Thursday 1 April 2010

Dundee, Dragons and Hegelianism

Unfortunately I wasn’t able to make it to the ‘Real Objects or Material Subjects’ Conference at Dundee, a victim of what myself and a colleague jokingly call academic and domestic realism. It seems to have been a particularly good conference, though, and I have been enjoying some of the reflections of the attendees, particularly here, here, here and here (and becoming increasingly nuanced here and here). I suspect I would have been playing catch up and join the philosophical dots for much of the time, like many HE academics in the UK today there seems to be little time for actual reading and research and we frequently feel a little distanced from some of the materials. I remember just smiling and nodding at one of my professors when he advised me to do as much reading as I could while I was a postgraduate, because, he explained, there would be little time for it if I got a job as a lecturer - how right he was!

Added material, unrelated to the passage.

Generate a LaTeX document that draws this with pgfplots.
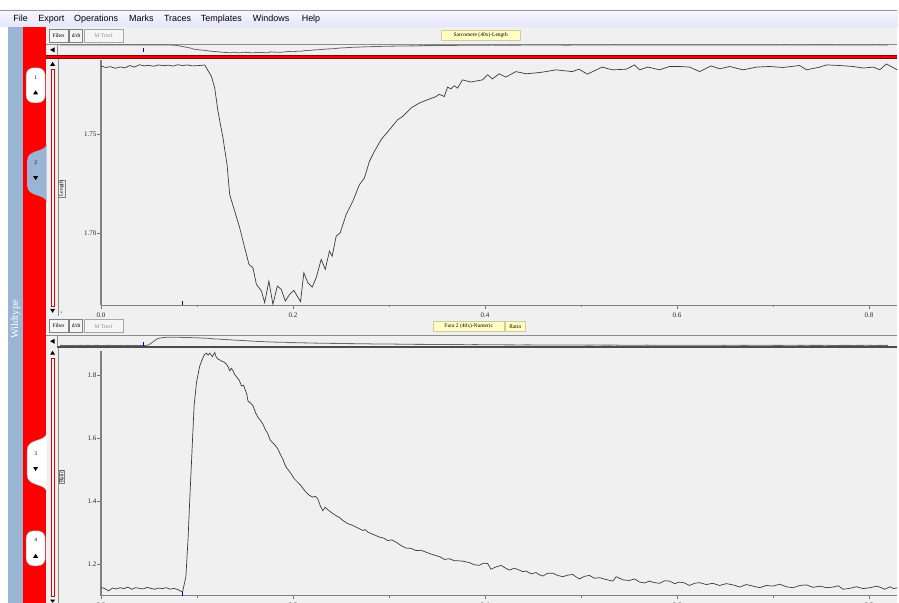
\documentclass[border=0pt]{standalone}
\usepackage{pgfplots}
\pgfplotsset{compat=1.18}
\usepackage{pgfplotstable}
\usepackage{fontspec}
\setmainfont{Liberation Serif}
\newfontfamily\uisans{Liberation Sans}

\definecolor{panel}{HTML}{F0F0F0}
\definecolor{uiblue}{HTML}{9AB4D3}
\definecolor{uired}{HTML}{FF0000}
\definecolor{trace}{HTML}{3A3A3A}
\definecolor{tag}{HTML}{FFFFC4}

\newcommand{\tickfont}{\fontsize{7}{8}\selectfont}
\newcommand{\tinyfont}{\fontsize{5.5}{6}\selectfont}
\newcommand{\menufont}{\uisans\fontsize{9}{10}\selectfont}
% small arrow glyphs of the window chrome (flipped coordinates: y grows downwards)
\newcommand{\tup}[2]{\fill[black] (#1-2.5,#2+2) -- (#1+2.5,#2+2) -- (#1,#2-2) -- cycle;}
\newcommand{\tdown}[2]{\fill[black] (#1-2.5,#2-2) -- (#1+2.5,#2-2) -- (#1,#2+2) -- cycle;}

% sarcomere length, um
\pgfplotstableread{
t L
0.000 1.7850
0.005 1.7842
0.010 1.7846
0.015 1.7838
0.020 1.7845
0.025 1.7840
0.030 1.7852
0.035 1.7844
0.040 1.7856
0.045 1.7850
0.050 1.7853
0.055 1.7848
0.060 1.7855
0.065 1.7851
0.070 1.7854
0.075 1.7849
0.080 1.7856
0.085 1.7852
0.090 1.7855
0.095 1.7850
0.100 1.7851
0.105 1.7853
0.1080 1.7855
0.1151 1.7796
0.1185 1.7737
0.1219 1.7618
0.1271 1.7483
0.1313 1.7348
0.1341 1.7195
0.1393 1.7111
0.1445 1.7026
0.1497 1.6925
0.1542 1.6840
0.1583 1.6823
0.1619 1.6739
0.1671 1.6705
0.1705 1.6646
0.1749 1.6755
0.1791 1.6637
0.1837 1.6730
0.1878 1.6713
0.1920 1.6654
0.1965 1.6688
0.2009 1.6708
0.2079 1.6651
0.2113 1.6798
0.2155 1.6747
0.2201 1.6725
0.2242 1.6773
0.2294 1.6866
0.2336 1.6815
0.2380 1.6908
0.2408 1.6882
0.2450 1.6984
0.2492 1.7001
0.2554 1.7094
0.2623 1.7161
0.2692 1.7246
0.2744 1.7280
0.2796 1.7364
0.2848 1.7415
0.2918 1.7475
0.3004 1.7525
0.3090 1.7576
0.3142 1.7593
0.3230 1.7636
0.3316 1.7661
0.3402 1.7678
0.3490 1.7694
0.3524 1.7706
0.3576 1.7694
0.3610 1.7742
0.3646 1.7733
0.3680 1.7749
0.3714 1.7737
0.3766 1.7779
0.3853 1.7768
0.3974 1.7779
0.4026 1.7805
0.4078 1.7784
0.4148 1.7810
0.4217 1.7793
0.4321 1.7821
0.4428 1.7810
0.4563 1.7816
0.4636 1.7821
0.4740 1.7830
0.4910 1.7821
0.4979 1.7833
0.5066 1.7808
0.5221 1.7844
0.5325 1.7830
0.5471 1.7833
0.5558 1.7855
0.5610 1.7830
0.5696 1.7844
0.5818 1.7830
0.5922 1.7847
0.6026 1.7847
0.6130 1.7844
0.6237 1.7821
0.6355 1.7850
0.6445 1.7835
0.6549 1.7847
0.6687 1.7830
0.6830 1.7844
0.6965 1.7847
0.7105 1.7842
0.7277 1.7852
0.7349 1.7830
0.7488 1.7844
0.7557 1.7855
0.7695 1.7852
0.7835 1.7847
0.7939 1.7839
0.8046 1.7844
0.8113 1.7830
0.8181 1.7860
0.8295 1.7830
}\lengthtab

% Fura-2 ratio
\pgfplotstableread{
t R
0.000 1.125
0.004 1.121
0.008 1.114
0.012 1.123
0.016 1.120
0.020 1.124
0.024 1.121
0.028 1.126
0.032 1.119
0.036 1.124
0.040 1.122
0.044 1.120
0.048 1.125
0.052 1.122
0.056 1.119
0.060 1.123
0.064 1.121
0.068 1.124
0.072 1.119
0.076 1.122
0.080 1.118
0.0849 1.110
0.0884 1.158
0.0907 1.279
0.0925 1.406
0.0949 1.565
0.0970 1.703
0.0995 1.777
0.1029 1.830
0.1063 1.856
0.1080 1.866
0.1099 1.870
0.1115 1.864
0.1133 1.870
0.1161 1.859
0.1185 1.872
0.1200 1.858
0.1219 1.851
0.1236 1.849
0.1254 1.845
0.1280 1.842
0.1307 1.835
0.1325 1.826
0.1341 1.814
0.1358 1.822
0.1375 1.814
0.1395 1.801
0.1417 1.793
0.1440 1.784
0.1463 1.766
0.1485 1.768
0.1507 1.750
0.1520 1.738
0.1531 1.718
0.1557 1.712
0.1583 1.703
0.1610 1.681
0.1635 1.666
0.1660 1.657
0.1687 1.644
0.1712 1.627
0.1739 1.613
0.1762 1.594
0.1785 1.586
0.1815 1.577
0.1843 1.565
0.1870 1.547
0.1895 1.533
0.1912 1.518
0.1930 1.507
0.1955 1.497
0.1982 1.486
0.2015 1.470
0.2051 1.459
0.2085 1.448
0.2121 1.433
0.2165 1.419
0.2207 1.412
0.2235 1.415
0.2259 1.406
0.2285 1.384
0.2311 1.369
0.2335 1.380
0.2363 1.372
0.2405 1.362
0.2450 1.353
0.2485 1.347
0.2519 1.338
0.2570 1.328
0.2623 1.322
0.2675 1.314
0.2727 1.306
0.2750 1.309
0.2779 1.301
0.2840 1.293
0.2900 1.285
0.2943 1.282
0.2986 1.274
0.3030 1.276
0.3074 1.269
0.3126 1.258
0.3178 1.250
0.3230 1.249
0.3282 1.242
0.3335 1.243
0.3386 1.237
0.3438 1.231
0.3490 1.226
0.3533 1.222
0.3576 1.214
0.3628 1.216
0.3680 1.210
0.3758 1.209
0.3836 1.204
0.3888 1.197
0.3940 1.195
0.3985 1.202
0.4028 1.201
0.4062 1.183
0.4115 1.190
0.4167 1.195
0.4210 1.187
0.4254 1.180
0.4306 1.186
0.4359 1.180
0.4393 1.175
0.4428 1.177
0.4480 1.168
0.4532 1.172
0.4567 1.165
0.4602 1.161
0.4654 1.170
0.4706 1.170
0.4758 1.163
0.4810 1.159
0.4862 1.164
0.4915 1.166
0.4950 1.158
0.4984 1.152
0.5036 1.160
0.5088 1.163
0.5140 1.154
0.5192 1.156
0.5262 1.150
0.5332 1.145
0.5367 1.159
0.5436 1.149
0.5505 1.147
0.5558 1.152
0.5610 1.142
0.5662 1.139
0.5714 1.145
0.5766 1.140
0.5818 1.138
0.5870 1.146
0.5923 1.145
0.5975 1.137
0.6027 1.142
0.6079 1.139
0.6131 1.131
0.6183 1.138
0.6236 1.140
0.6305 1.134
0.6374 1.138
0.6444 1.131
0.6514 1.137
0.6583 1.133
0.6653 1.126
0.6722 1.134
0.6792 1.129
0.6861 1.124
0.6930 1.131
0.7000 1.129
0.7070 1.135
0.7140 1.127
0.7209 1.124
0.7278 1.131
0.7348 1.133
0.7418 1.125
0.7488 1.129
0.7557 1.124
0.7626 1.126
0.7680 1.130
0.7731 1.119
0.7800 1.122
0.7869 1.127
0.7940 1.121
0.8008 1.124
0.8087 1.129
0.8165 1.119
0.8217 1.127
0.8260 1.121
0.8295 1.124
}\ratiotab

\pgfplotsset{
  trace axis/.style={
    scale only axis, anchor=south west, width=798pt,
    xmin=0, xmax=0.82952,
    axis x line=bottom, axis y line=left,
    axis line style={-, draw=black!50, line width=1.3pt},
    tick align=outside,
    major tick length=3.5pt, minor tick length=2pt,
    tick style={draw=black!55, line width=0.6pt},
    xtick={0,0.2,0.4,0.6,0.8}, xticklabels={0.0,0.2,0.4,0.6,0.8},
    minor xtick={0.1,0.3,0.5,0.7},
    xticklabel style={font=\tickfont, text=black!85},
    yticklabel style={font=\tickfont, text=black!85, inner xsep=1pt},
  },
  overview/.style={
    scale only axis, anchor=south west, width=842pt, hide axis, clip=false,
    xmin=-0.003, xmax=0.839,
  },
}

\begin{document}
\begin{tikzpicture}
\fill[white] (0pt,0pt) rectangle (899pt,604pt);
% menu bar
\shade[top color=white!94!blue!60, bottom color=black!8!blue!10] (0pt,577pt) rectangle (899pt,594pt);
\draw[black!40] (0pt,594pt) -- (899pt,594pt);

% window chrome, in screen pixels measured from the top left corner
\begin{scope}[x=1pt, y=-1pt, shift={(0pt,604pt)}]
  \fill[panel] (46,27) rectangle (899,604);
  \fill[uiblue] (8,27) rectangle (22.5,604);
  \fill[uired] (22.5,27) rectangle (46,604);
  \node[font=\fontsize{10.5}{11}\selectfont, text=white, rotate=90, inner sep=0pt] at (15.5,320) {Wildtype};
  % tabs
  \filldraw[fill=white, draw=black!40, rounded corners=7pt] (26,68) rectangle (45,103);
  \node[font=\tinyfont, inner sep=0pt] at (35.5,77.5) {1};
  \tup{35.5}{92.5}
  \fill[uiblue] (46.5,144) .. controls (46,153) and (27,149) .. (27,161) -- (27,186)
     .. controls (27,198) and (46,194) .. (46.5,203) -- cycle;
  \node[font=\tinyfont, inner sep=0pt] at (35.5,163.5) {2};
  \tdown{35.5}{178.5}
  \filldraw[fill=white, draw=black!30] (46.5,434) .. controls (46,443) and (27,439) .. (27,451) -- (27,476)
     .. controls (27,488) and (46,484) .. (46.5,493);
  \node[font=\tinyfont, inner sep=0pt] at (35.5,455) {3};
  \tdown{35.5}{470}
  \filldraw[fill=white, draw=black!40, rounded corners=7pt] (26,532) rectangle (45,567);
  \node[font=\tinyfont, inner sep=0pt] at (35.5,541) {4};
  \tup{35.5}{557}
  % toolbars
  \foreach \yy in {29,320}{
    \filldraw[fill=white!96!black, draw=black!50] (49,\yy) rectangle (68,\yy+13);
    \filldraw[fill=white!96!black, draw=black!50] (69.5,\yy) rectangle (82.5,\yy+13);
    \filldraw[fill=white!96!black, draw=black!35] (84,\yy) rectangle (123,\yy+13);
    \node[font=\tinyfont, inner sep=0pt] at (58.5,\yy+6.8) {Filter};
    \node[font=\tinyfont, inner sep=0pt] at (76,\yy+6.8) {d/dt};
    \node[font=\tinyfont, text=black!45, inner sep=0pt] at (103.5,\yy+6.8) {M Trnsf};
  }
  \filldraw[fill=tag, draw=tag!80!black] (442,30.5) rectangle (521,40);
  \node[font=\tinyfont, inner sep=0pt] at (481.5,35.4) {Sarcomere (40x)-Length};
  \filldraw[fill=tag, draw=tag!80!black] (434,322) rectangle (505,332);
  \node[font=\tinyfont, inner sep=0pt] at (469.5,327) {Fura 2 (40x)-Numeric};
  \filldraw[fill=tag, draw=tag!80!black] (506.5,322) rectangle (526,332);
  \node[font=\tinyfont, inner sep=0pt] at (516.2,327) {Ratio};
  % overview strips
  \draw[black!45] (46,44.5) -- (899,44.5);
  \draw[black!45] (57,44.5) -- (57,56);
  \fill[black] (50,50) -- (54.5,47.5) -- (54.5,52.5) -- cycle;
  \draw[black!45] (46,336) -- (899,336);
  \draw[black!45] (57,336) -- (57,348);
  \fill[black] (50,342) -- (54.5,339.5) -- (54.5,344.5) -- cycle;
  \draw[black!70, line width=2pt] (57,348) -- (899,348);
  % red selection line
  \draw[red!55!black, line width=3.4pt] (46,57.3) -- (899,57.3);
  \draw[uired, line width=2.2pt] (46,57.3) -- (899,57.3);
  % vertical scrollbars
  \draw[black!45] (58.5,59) -- (58.5,317);
  \draw[black!45] (58.5,349) -- (58.5,604);
  \tup{52.5}{64}
  \tdown{52.5}{311.5}
  \draw[uired!85!black, line width=0.7pt] (51.3,70) rectangle (54.3,307);
  \tup{52.5}{353.5}
  \draw[uired!85!black, line width=0.7pt] (51.3,359) rectangle (54.3,598);
  \fill[black] (50,601) -- (55,601) -- (52.5,604) -- cycle;
  \node[font=\fontsize{3.5}{4}\selectfont, inner sep=0pt] at (61.5,313) {s};
  % channel labels
  \node[draw=black!50, rotate=90, inner sep=0.6pt, font=\tinyfont] at (61.6,189) {Length};
  \node[draw=black!50, rotate=90, inner sep=0.6pt, font=\tinyfont] at (61.6,478) {Ratio};
  % menu
  \foreach \xx/\word in {13/File,38/Export,74/Operations,129/Marks,164/Traces,201/Templates,253/Windows,302/Help}{
    \node[font=\menufont, anchor=base west, inner sep=0pt] at (\xx,21.5) {\word};
  }
\end{scope}

% top panel: sarcomere length
\begin{scope}[shift={(101pt,298pt)}]
\begin{axis}[trace axis, height=246pt,
  ymin=1.6632, ymax=1.78807,
  ytick={1.70,1.75}, yticklabels={1.70,1.75}]
\addplot[trace, line width=0.7pt] table[x=t, y=L] {\lengthtab};
\addplot[blue!75!black, line width=0.8pt] coordinates {(0.085,1.6632) (0.085,1.6656)};
\end{axis}
\end{scope}

% bottom panel: Fura-2 ratio (its tick labels fall below the window edge)
\begin{scope}[shift={(101pt,7pt)}]
\begin{axis}[trace axis, height=245pt,
  ymin=1.0984, ymax=1.87619,
  ytick={1.2,1.4,1.6,1.8}, yticklabels={1.2,1.4,1.6,1.8},
  xticklabel style={overlay}]
\addplot[trace, line width=0.7pt] table[x=t, y=R] {\ratiotab};
\addplot[blue!75!black, line width=0.8pt] coordinates {(0.085,1.0984) (0.085,1.111)};
\end{axis}
\end{scope}

% overview strips
\begin{scope}[shift={(57pt,548pt)}]
\begin{axis}[overview, height=11.5pt, ymin=1.619, ymax=1.7926]
\addplot[black!60, line width=0.8pt] table[x=t, y=L] {\lengthtab};
\addplot[blue!75!black, line width=0.7pt] coordinates {(0.083,1.684) (0.083,1.744)};
\end{axis}
\end{scope}
\begin{scope}[shift={(57pt,256pt)}]
\begin{axis}[overview, height=11pt, ymin=0.953, ymax=1.953]
\addplot[black!60, line width=0.8pt] table[x=t, y=R] {\ratiotab};
\addplot[blue!75!black, line width=0.7pt] coordinates {(0.083,1.071) (0.083,1.435)};
\end{axis}
\end{scope}
\end{tikzpicture}
\end{document}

Anyway, Hegel seems to have loomed large at the conference and it is a long time since I read any. Even when I was an undergraduate it tended to be the young Hegelians who I was reading, most notably Feuerbach and Marx, rather than the man himself. One of few notable phrases I could remember about Hegel was that of the Prussian King Frederick William IV when he courted Schelling to ‘battle the dragon seed of Hegelian pantheism’. It has always stuck with me because of an ongoing interest in pantheism. But I include it today (a) because the dragon seed of Hegelianism is clearly still strong (Zizek perhaps being its leading exponent and incarnation) and (b) self-referentially, because it links so nicely with my previous post.

Come to the Dungeons of Dundee and fight the Dragon seed of Hegelianism, with that kind of advertising I would have been there in a shot.